Preferred Stock dividends - FCFF/E

How do we treat P/S dividends in FCFF and FCFE?

remove them from FCFF since they are a use of cash and contractual, in essence they are not free

Treat preferred stock like debt, except preferred stock are not tax-deductible. Preferred dividends are added back to FCFF. This is assuming that Net Income calculated is to equity shareholders after dividends have been subtracted out. FCFF = NI + NCC + Int(1-tax rate) + preferred dividends - FCInv - WCInv The only adjustment to FCFE would be modify net borrowing to reflect new issuance by the amount of preferred stock. FCFE = FCFF - Int(1-tax rate) - preferred dividends + Net borrowing + Net issuance of preferred stock

thanks idreesz, thats what i thought. so its basically treated just like debt, except there’s no tax benefit. Would’ve looked this one up myself, but i’m sitting here at my desk and it just kinda popped in there.
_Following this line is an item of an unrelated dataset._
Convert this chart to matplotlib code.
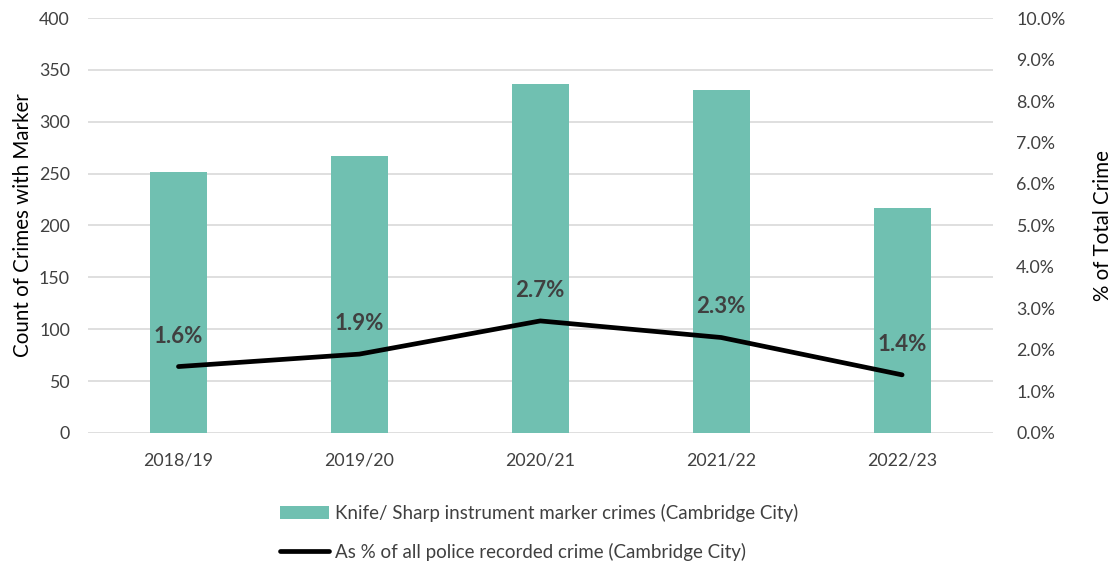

This damn test is taking over my brain…

yes you add them back you do not subtract them yes, they are essentially debt but without the tax benefit since preferred shareholders loaned “perpetual” capital to the firm, and the dividends are the interest…thats how i look at it.

agree with idreesz, that’s what I was thinking too. add them back to FCFF, but I wouldn’t consider them equity, so don’t include them in FCFE

Just think of the priority of claimholders: Debt —> Preferred Equity --> Common Equity Debholders are first in line so it has no effect on FCFF. It will affect FCFE since preferred shareholders will have to be paid prior to common shareholders.

preferred stocks are issued to equity holders, which should also be included into “cash flow to equity holders” so just remember: FCFE = FCFF - Int(1-tax rate) - preferred dividends(consider the same as interest payout) + Net borrowing + Net issuance of preferred stock

there is a nice EOC problem set in Schweser and CFAI on this. You need to adjust your WACC for FCFF as well.